Monticello’s Gardens
In addition to its architecture, Monticello is renowned for its extensive gardens, which Jefferson, an avid horticulturist, designed, tended and painstakingly monitored. Every year that he resided at Monticello, he kept a log of its flora–as well as the insects and diseases that ravaged them–in a diary known as the Garden Book. He grew hundreds of varieties of fruits and vegetables there, using cultivation techniques that were revolutionary for his time. A connoisseur of European wines, Jefferson also attempted to plant a number of different grape varietals at Monticello; although his vines largely failed to thrive, he developed a reputation as America’s first serious viticulturist.
Monticello the Plantation
Monticello was not just a residence but also a working plantation, home to roughly 130 enslaved African Americans whose duties included tending its gardens and livestock, plowing its fields and working in its on-site textile factory. One of these slaves was Sally Hemings, who as a teenager accompanied Jefferson and his young daughters to Paris and later served as a chambermaid and seamstress at Monticello. For nearly two centuries, it has been speculated that Jefferson and Hemings had as many as six children together. These claims were bolstered by a 1998 DNA study that revealed a genetic link between their respective descendants (although some have argued that Jefferson’s younger brother, Randolph, could also have been the father).
While the true nature of Jefferson’s relationship with Sally Hemings may never come to light, it would be impossible to tell the story of Monticello without acknowledging the irony of a home whose library shelves overflowed with the great works of the Enlightenment yet were dusted by slaves. This paradox is inherent in the legacy of Jefferson himself, who wrote that all men were created equal yet made no secret of his ambivalence toward the institution of slavery.

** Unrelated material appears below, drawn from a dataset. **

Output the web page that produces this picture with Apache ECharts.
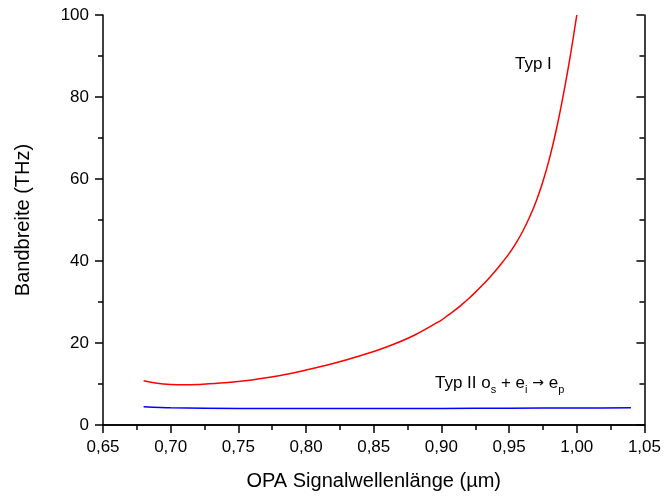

Monticello After Jefferson
Known for spending lavishly on books, wine and, above all else, his beloved Monticello, Jefferson left his heirs under a small mountain of debt when he died on July 4, 1826. His daughter, Martha Randolph, was forced to sell the estate, which had already entered the early stages of decay due to years of neglect. In 1836, it was bought by Uriah Levy, a real estate speculator who was the first Jewish American to serve an entire career as a commissioned Navy officer; he and his nephew, Jefferson Monroe Levy, are largely responsible for its restoration and preservation. The Thomas Jefferson Foundation, a nonprofit organization, purchased the property in 1923 and continues to operate it as a museum and educational institution.